Catalyst Activation, Chemoselectivity, And Reaction Rate Controlled By The Counterion In The Cu(I)-Catalyzed Cycloaddition Between Azide And Terminal Or 1-Lodoalkynes

A comprehensive mechanistic analysis of the copper catalyzed azide-alkyne cycloaddition to form 5-protio-1,2,3-triazoles (from terminal alkynes) or 5-iodo-1,2,3-triazoles (from 1-iodoalkynes) is presented.

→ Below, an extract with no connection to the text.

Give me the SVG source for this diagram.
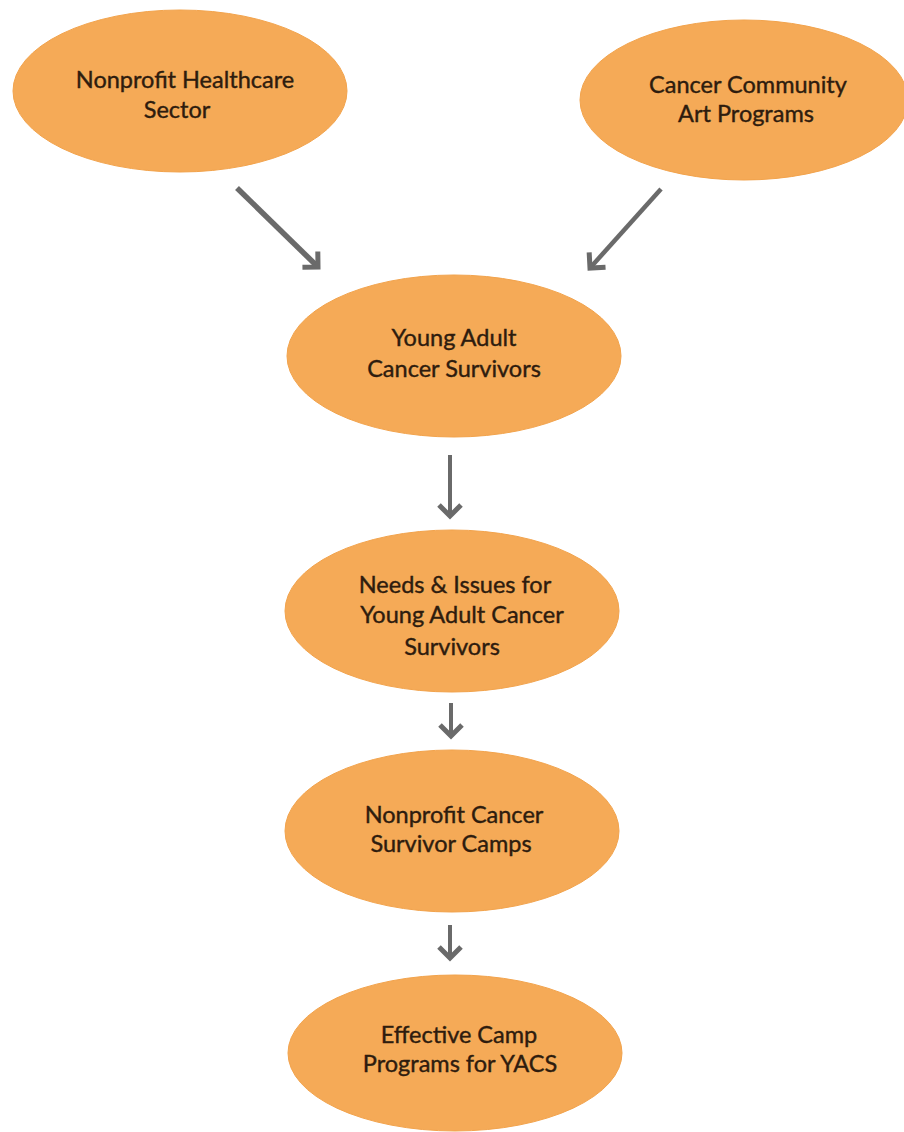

Through various mechanistic probes, we elucidate several salient features of this well-known reaction that have yet to be fully articulated in the literature: Kinetic evidence is provided that supports (i) the copper-catalyzed cycloadditions to form 5- protiotriazoles and 5-iodotriazoles are mechanistically distinct, (ii) the catalyst counterion has a linchpin role in facilitating the chemoselective generation of 5-iodotriazoles from 1-iodoalkynes in the presence of terminal alkynes, (iii) "activation" of the requisite catalyst for protiotriazole synthesis is highly influenced by the nature of the catalyst counterion, and last (iv) a more nuanced interpretation of the role of copper acetylides in triazole synthesis is required. An expanded reaction manifold is offered to provide the most comprehensive image to date of the different copper-catalyzed processes active during triazole synthesis, which are obscured behind what appears to be a simple catalytic system. Ultimately, mechanistic and kinetic insight is provided that can be utilized in the development of chemoselective methods where 1-iodoalkynes and terminal alkynes are simultaneously present.